Allow me to explain this story in point form, because I don't give a **** for proper sentence structure right now: - I go to the kitchen after waking up - I see a bottle of Baileys on the counter - I take the bottle off the counter to bring it to the bar in the basement (where it belongs) - As I grab the bottle, Mama Kroshanks walks in to see her youngest son (reputable for his patronage of booze) with a bottle of Baileys in his hand during the morning hours - My reaction? "Aaaaaaahhhh, ****. This is soooo not what it looks like. - Mama is stupefied - I am pissed - Everyone sighs and facepalms simultaneously.
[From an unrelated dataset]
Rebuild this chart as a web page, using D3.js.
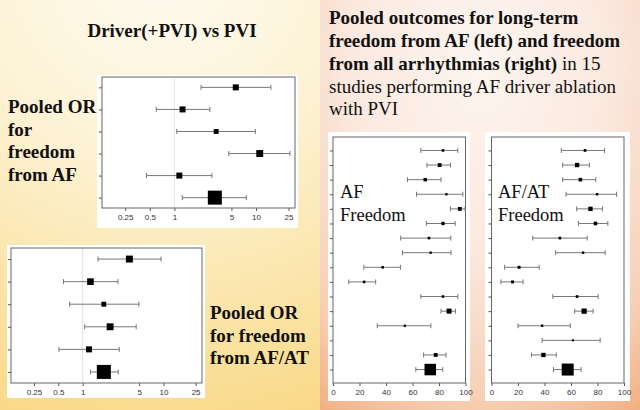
<!DOCTYPE html>
<html><head><meta charset="utf-8">
<script src="https://cdn.jsdelivr.net/npm/d3@7"></script>
<style>body{margin:0;background:#fff}svg{display:block}</style>
</head><body>
<div id="chart"></div>
<script>
// ---- Data ----
// Pooled OR for freedom from AF (Driver(+PVI) vs PVI), 6 rows (last = pooled)
const orAF_est = [5.65, 1.26, 3.25, 11.1, 1.15, 3.13];
const orAF_lo  = [2.12, 0.60, 1.07, 4.64, 0.456, 1.25];
const orAF_hi  = [15.2, 2.72, 9.8, 26.0, 2.88, 7.6];
const orAF_wt  = [9, 9, 6, 12, 9, 49];
// Pooled OR for freedom from AF/AT
const orAT_est = [3.79, 1.25, 1.83, 2.19, 1.20, 1.83];
const orAT_lo  = [1.55, 0.58, 0.69, 1.06, 0.51, 1.25];
const orAT_hi  = [9.35, 2.74, 4.97, 4.6, 2.84, 2.76];
const orAT_wt  = [12, 11, 6, 12, 9, 49];
const orTicks  = [0.25, 0.5, 1, 5, 10, 25];
// AF freedom (%), 15 studies + pooled
const af_est = [83, 80.5, 69.6, 85.6, 95.7, 83, 72.4, 73.7, 37.5, 23.5, 83, 87.6, 54.2, null, 77.5, 73.4];
const af_lo  = [66.3, 70.9, 56.2, 63, 88.6, 70.4, 51.1, 52.4, 23.3, 11.9, 66.3, 81.5, 33.4, null, 68.4, 62.5];
const af_hi  = [94.2, 88.6, 81.5, 98, 99.7, 92.2, 88.9, 89.1, 50.9, 32.2, 94.2, 92.4, 73.9, null, 85.3, 82.8];
const af_wt  = [5, 11, 9, 4, 11, 8, 5, 4, 5, 5, 5, 19, 4, 0, 11, 100];
// AF/AT freedom (%)
const at_est = [70.6, 64.6, 67.1, 79.7, 74.7, 78.5, 51.6, 69.1, 20.8, 15.9, 64.6, 69.9, 38.2, 61.5, 39.2, 57.5];
const at_lo  = [52.7, 53.7, 53.7, 56.2, 64.3, 65.6, 31.1, 48.4, 9.9, 7.1, 46.3, 62.8, 20.0, 38.2, 30.1, 46.8];
const at_hi  = [85.3, 73.9, 78.7, 94.4, 83.8, 87.8, 72.2, 85.8, 36.0, 23.8, 80.5, 76.7, 59.5, 82.0, 48.9, 67.6];
const at_wt  = [5, 13, 9, 4, 13, 9, 5, 4, 6, 6, 5, 19, 4, 3, 13, 100];
const pctTicks = [0, 20, 40, 60, 80, 100];

const W = 640, H = 410;
const svg = d3.select("#chart").append("svg").attr("width", W).attr("height", H);
const defs = svg.append("defs");

// Backgrounds
const gL = defs.append("radialGradient").attr("id","bgL").attr("gradientUnits","userSpaceOnUse")
  .attr("cx",160).attr("cy",-40).attr("r",500);
[[0,"#fefbf2"],[0.4,"#fdf2d4"],[0.75,"#fbe3a4"],[1,"#f9d682"]].forEach(s=>gL.append("stop").attr("offset",s[0]).attr("stop-color",s[1]));
const gR = defs.append("radialGradient").attr("id","bgR").attr("gradientUnits","userSpaceOnUse")
  .attr("cx",480).attr("cy",60).attr("r",380).attr("gradientTransform","translate(480,60) scale(0.75,1.1) translate(-480,-60)");
[[0,"#fdf5f0"],[0.45,"#fbe9df"],[0.8,"#f7d0b6"],[1,"#f2b184"]].forEach(s=>gR.append("stop").attr("offset",s[0]).attr("stop-color",s[1]));
svg.append("rect").attr("x",0).attr("y",0).attr("width",320).attr("height",H).attr("fill","url(#bgL)");
svg.append("rect").attr("x",320).attr("y",0).attr("width",320).attr("height",H).attr("fill","url(#bgR)");

const serif = "'Liberation Serif','Times New Roman',serif";
const sans = "'Liberation Sans',Arial,sans-serif";

function forest(opts) {
  const {box, frame, xScale, ticks, est, lo, hi, wt, maxSize, ref, pad, tickFmt} = opts;
  svg.append("rect").attr("x",box[0]).attr("y",box[1]).attr("width",box[2]-box[0]).attr("height",box[3]-box[1]).attr("fill","#fff");
  const g = svg.append("g");
  const rows = d3.range(est.length);
  const y = d3.scalePoint().domain(rows).range([frame[1], frame[3]]).padding(pad);
  const sz = d3.scaleSqrt().domain([0, d3.max(wt)]).range([0, maxSize]);
  if (ref !== undefined) {
    g.append("line").attr("x1",xScale(ref)).attr("x2",xScale(ref)).attr("y1",frame[1]).attr("y2",frame[3])
      .attr("stroke","#e4e4e4").attr("stroke-width",1);
  }
  const xa = g.append("g").attr("transform",`translate(0,${frame[3]})`)
    .call(d3.axisBottom(xScale).tickValues(ticks).tickSize(3).tickPadding(3).tickFormat(tickFmt));
  xa.select(".domain").remove();
  xa.selectAll("line").attr("stroke","#555");
  xa.selectAll("text").attr("font-family",sans).attr("font-size","8px").attr("fill","#333");
  const ya = g.append("g").attr("transform",`translate(${frame[0]},0)`)
    .call(d3.axisLeft(y).tickSize(3).tickFormat(""));
  ya.select(".domain").remove();
  ya.selectAll("line").attr("stroke","#555");
  g.append("rect").attr("x",frame[0]).attr("y",frame[1]).attr("width",frame[2]-frame[0]).attr("height",frame[3]-frame[1])
    .attr("fill","none").attr("stroke","#666").attr("stroke-width",1);
  const rowsData = rows.filter(i => est[i] != null);
  const cap = 2.5;
  const eb = g.selectAll(".eb").data(rowsData).enter().append("g");
  eb.append("line").attr("x1",i=>xScale(lo[i])).attr("x2",i=>xScale(hi[i])).attr("y1",i=>y(i)).attr("y2",i=>y(i))
    .attr("stroke","#777").attr("stroke-width",1);
  eb.append("line").attr("x1",i=>xScale(lo[i])).attr("x2",i=>xScale(lo[i])).attr("y1",i=>y(i)-cap).attr("y2",i=>y(i)+cap)
    .attr("stroke","#777").attr("stroke-width",1);
  eb.append("line").attr("x1",i=>xScale(hi[i])).attr("x2",i=>xScale(hi[i])).attr("y1",i=>y(i)-cap).attr("y2",i=>y(i)+cap)
    .attr("stroke","#777").attr("stroke-width",1);
  eb.append("rect").attr("x",i=>xScale(est[i])-sz(wt[i])/2).attr("y",i=>y(i)-sz(wt[i])/2)
    .attr("width",i=>sz(wt[i])).attr("height",i=>sz(wt[i])).attr("fill","#000");
}

const orFmt = d => String(d);
forest({box:[97,75,298,228], frame:[102,77,295,208],
  xScale: d3.scaleLog().domain([0.13,30]).range([102,295]), ticks: orTicks,
  est: orAF_est, lo: orAF_lo, hi: orAF_hi, wt: orAF_wt, maxSize: 14, ref: 1, pad: 0.47, tickFmt: orFmt});
forest({box:[7,245,205,398], frame:[11,248,202,383],
  xScale: d3.scaleLog().domain([0.13,30]).range([11,202]), ticks: orTicks,
  est: orAT_est, lo: orAT_lo, hi: orAT_hi, wt: orAT_wt, maxSize: 14, ref: 1, pad: 0.49, tickFmt: orFmt});
forest({box:[328,132,470,401], frame:[333,137,465.5,383],
  xScale: d3.scaleLinear().domain([0,100]).range([333,465.5]), ticks: pctTicks,
  est: af_est, lo: af_lo, hi: af_hi, wt: af_wt, maxSize: 11.5, pad: 0.92, tickFmt: d3.format("d")});
forest({box:[485,132,630,401], frame:[491.5,137,624,383],
  xScale: d3.scaleLinear().domain([0,100]).range([491.5,624]), ticks: pctTicks,
  est: at_est, lo: at_lo, hi: at_hi, wt: at_wt, maxSize: 12, pad: 0.92, tickFmt: d3.format("d")});

function txt(x, y, s, size, weight, anchor) {
  return svg.append("text").attr("x",x).attr("y",y).attr("font-family",serif).attr("font-size",size+"px")
    .attr("font-weight",weight||"normal").attr("fill","#111").attr("text-anchor",anchor||"start").text(s);
}
txt(172, 37, "Driver(+PVI) vs PVI", 19, "bold", "middle");
["Pooled OR","for","freedom","from AF"].forEach((s,i)=>txt(8, 113 + i*22.5, s, 19, "bold"));
["Pooled OR","for freedom","from AF/AT"].forEach((s,i)=>txt(210, 319 + i*22.5, s, 19, "bold"));

txt(329, 24, "Pooled outcomes for long-term", 19, "bold");
txt(329, 47, "freedom from AF (left) and freedom", 19, "bold");
const l3 = txt(329, 70, "from all arrhythmias (right)", 19, "bold");
l3.append("tspan").attr("font-weight","normal").text(" in 15");
txt(329, 93, "studies performing AF driver ablation", 19, "normal");
txt(329, 115, "with PVI", 19, "normal");

txt(340, 198, "AF", 18.5, "normal");
txt(340, 221, "Freedom", 18.5, "normal");
txt(498, 198, "AF/AT", 18.5, "normal");
txt(498, 221, "Freedom", 18.5, "normal");
</script>
</body></html>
Can I have 1 week end without me having to look like I need to atend an AA meeting?! >:\
No one wants to be the pirate that drinks irish creaaaaaam! DX Irish cream is for girls, hence Irish/scottish girls, hence Kitty, hence I am not a cat. As captain of this b**** of a ship full of b****in' b****es, I declare that every one of you have to sit on a mast NAKED while watching the sequel of that dumb**** Chihuahua movie in FRENCH. GET OFF YOUR ASSES AND GO! I'm going to stuff my face with breakfast while I think of what I'm going to do with YOU
I need to know what that reference is from. I cannot verify it myself... On a side note, this is almost the exact opposite of what I expected from this thread's title. Nice work.